- FedEx's third-quarter results showed revenues missing expectations despite growing package volume for FedEx Ground. Revenue for the last quarter was up 3% year-over-year but missed targets by nearly $700 million.
- A larger-than-expected share of light, low-rate e-commerce packages, along with the shorter distances packages are traveling as retailers optimize their fulfillment networks for the shortest ship time, brought the average rate charged for a parcel down 2% for the third quarter.
- "U.S. volume growth continued to benefit from the expansion of our e-commerce solutions but yields were pressured by this expansion, lower weight per shipment and service mix changes," said CFO Alan Graf.

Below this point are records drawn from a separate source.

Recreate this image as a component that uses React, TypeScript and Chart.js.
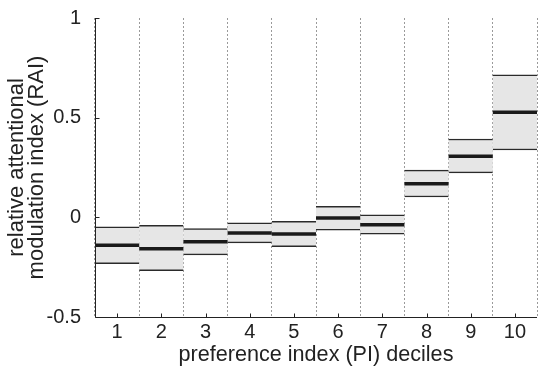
import React, { useEffect, useRef } from "react";
import { Chart, registerables } from "chart.js";

Chart.register(...registerables);

const deciles = ["1", "2", "3", "4", "5", "6", "7", "8", "9", "10"];
const lowerQuartile = [-0.232, -0.268, -0.188, -0.128, -0.147, -0.065, -0.085, 0.102, 0.223, 0.338];
const upperQuartile = [-0.048, -0.040, -0.057, -0.027, -0.020, 0.055, 0.012, 0.237, 0.393, 0.715];
const medians = [-0.140, -0.157, -0.123, -0.078, -0.083, -0.003, -0.037, 0.168, 0.307, 0.527];
const yTicks = [-0.5, 0, 0.5, 1];
const yTickLabels = ["-0.5", "0", "0.5", "1"];

const FONT = "'Liberation Sans', Arial, Helvetica, sans-serif";
const TEXT = "#222";

const overlayPlugin = {
  id: "overlay",
  afterDatasetsDraw(chart: any) {
    const { ctx } = chart;
    const xs = chart.scales.x;
    const ys = chart.scales.y;
    const half = xs.width / deciles.length / 2;
    ctx.save();
    ctx.strokeStyle = "#1a1a1a";
    ctx.lineWidth = 3.5;
    medians.forEach((m, i) => {
      const cx = xs.getPixelForValue(i);
      const y = ys.getPixelForValue(m);
      ctx.beginPath();
      ctx.moveTo(cx - half, y);
      ctx.lineTo(cx + half, y);
      ctx.stroke();
    });
    ctx.restore();
  },
  afterDraw(chart: any) {
    const { ctx } = chart;
    const xs = chart.scales.x;
    const ys = chart.scales.y;
    const area = chart.chartArea;
    ctx.save();
    ctx.strokeStyle = "#222";
    ctx.lineWidth = 1;
    const ax = Math.round(area.left) + 0.5;
    const by = Math.round(area.bottom) + 0.5;
    ctx.beginPath();
    ctx.moveTo(ax, Math.round(area.top));
    ctx.lineTo(ax, by);
    ctx.lineTo(Math.round(area.right), by);
    ctx.stroke();
    yTicks.forEach((v) => {
      const y = Math.round(ys.getPixelForValue(v)) + 0.5;
      ctx.beginPath();
      ctx.moveTo(ax, y);
      ctx.lineTo(ax + 4, y);
      ctx.stroke();
    });
    deciles.forEach((_, i) => {
      const x = Math.round(xs.getPixelForValue(i)) + 0.5;
      ctx.beginPath();
      ctx.moveTo(x, by);
      ctx.lineTo(x, by - 4);
      ctx.stroke();
    });
    ctx.restore();
  },
};

function RaiChart() {
  const ref = useRef<HTMLCanvasElement | null>(null);
  useEffect(() => {
    document.body.style.margin = "0";
    const canvas = ref.current;
    if (!canvas) return;
    const chart = new Chart(canvas, {
      type: "bar",
      data: {
        labels: deciles,
        datasets: [
          {
            label: "interquartile",
            data: deciles.map((_, i) => [lowerQuartile[i], upperQuartile[i]]) as any,
            backgroundColor: "#e6e6e6",
            borderColor: "#2a2a2a",
            borderWidth: { top: 1.5, bottom: 1.5, left: 0, right: 0 } as any,
            borderSkipped: false,
            categoryPercentage: 1,
            barPercentage: 1,
          },
        ],
      },
      options: {
        responsive: false,
        animation: false,
        layout: { padding: { top: 17, right: 2, left: 0, bottom: 0 } },
        plugins: {
          legend: { display: false },
          tooltip: { enabled: false },
        },
        scales: {
          x: {
            z: 1,
            offset: true,
            grid: {
              display: true,
              offset: true,
              color: "#9a9a9a",
              lineWidth: 1,
              drawTicks: false,
              tickLength: 0,
            },
            border: { display: false, dash: [2, 2] },
            ticks: {
              color: TEXT,
              padding: 3,
              font: { family: FONT, size: 20 },
              maxRotation: 0,
            },
            title: {
              display: true,
              text: "preference index (PI) deciles",
              color: TEXT,
              font: { family: FONT, size: 21.6, lineHeight: 1.2 },
              padding: { top: 0, bottom: 2.5 },
            },
            afterFit: (s: any) => {
              s.height = 54;
            },
          },
          y: {
            z: 2,
            min: -0.5,
            max: 1,
            afterBuildTicks: (s: any) => {
              s.ticks = yTicks.map((v) => ({ value: v }));
            },
            grid: { display: false },
            border: { display: false },
            ticks: {
              color: TEXT,
              padding: 6,
              font: { family: FONT, size: 20 },
              callback: (v: any) => {
                const idx = yTicks.indexOf(Number(v));
                return idx >= 0 ? yTickLabels[idx] : "";
              },
            },
            title: {
              display: true,
              text: ["relative attentional", "modulation index (RAI)"],
              color: TEXT,
              font: { family: FONT, size: 22, lineHeight: 0.91 },
              padding: { top: 6.5, bottom: 0 },
            },
            afterFit: (s: any) => {
              s.width = 95;
            },
          },
        },
      },
      plugins: [overlayPlugin],
    });
    return () => chart.destroy();
  }, []);
  return (
    <div style={{ width: 539, height: 371 }}>
      <canvas ref={ref} width={539} height={371} style={{ display: "block" }} />
    </div>
  );
}

export default function App() {
  return <RaiChart />;
}
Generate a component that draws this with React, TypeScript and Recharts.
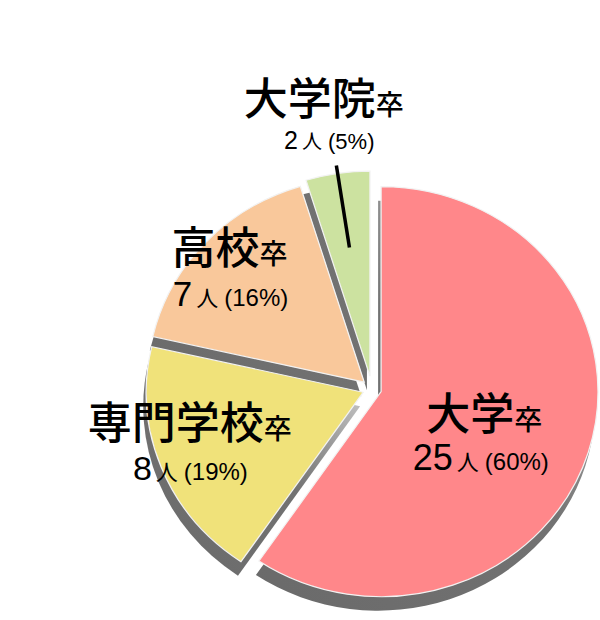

"We had a bad quarter. No doubt about it. I'm disappointed in it. But I'm not letting one bad quarter decide how we're going to manage this business for the next five years," said COO Raj Subramaniam, as the company reduced its revenue forecast for the current fiscal year (for the second time) from $6 billion to $4.5 billion.
FedEx said the volume of small parcels traveling short distances is a new phenomenon for the carrier. The fairly obvious task ahead is to make the most of the volume FedEx has and build the business in more profitable areas. Graf said cost structure for short-haul deliveries may need adjustment too.
FedEx Extra Hours service, which makes later pickups available, is one effort to win over more lucrative business. AutoZone, Best Buy and Rent the Runway have already signed on.
The carrier is also looking to grab more large packages, which come with an extra service fee.
Beyond new services, and the ongoing work of reducing headcount with automation and voluntary buyouts, the carrier is in the process of tweaking its facility network and upgrading technology to handle more volume while keeping costs in check.
"What's going on at Ground is nothing short of transformational," Subramaniam said. "Ground is going to be in a position to significantly drive down its costs of serving the residential market and significantly increase its capacity with not much incremental capital expenditure particularly in terms of hubs."
The explanations of volume mix, the global economy and trade uncertainty made analysts on the call wonder why FedEx continues an ambitious investment strategy when margins continue to decline.
"It's the nature of the business," said CEO Fred Smith. "We are in the midst of spending a significant amount of capital to replace our very old airplanes and to expand the Memphis [and] the Indianapolis hubs."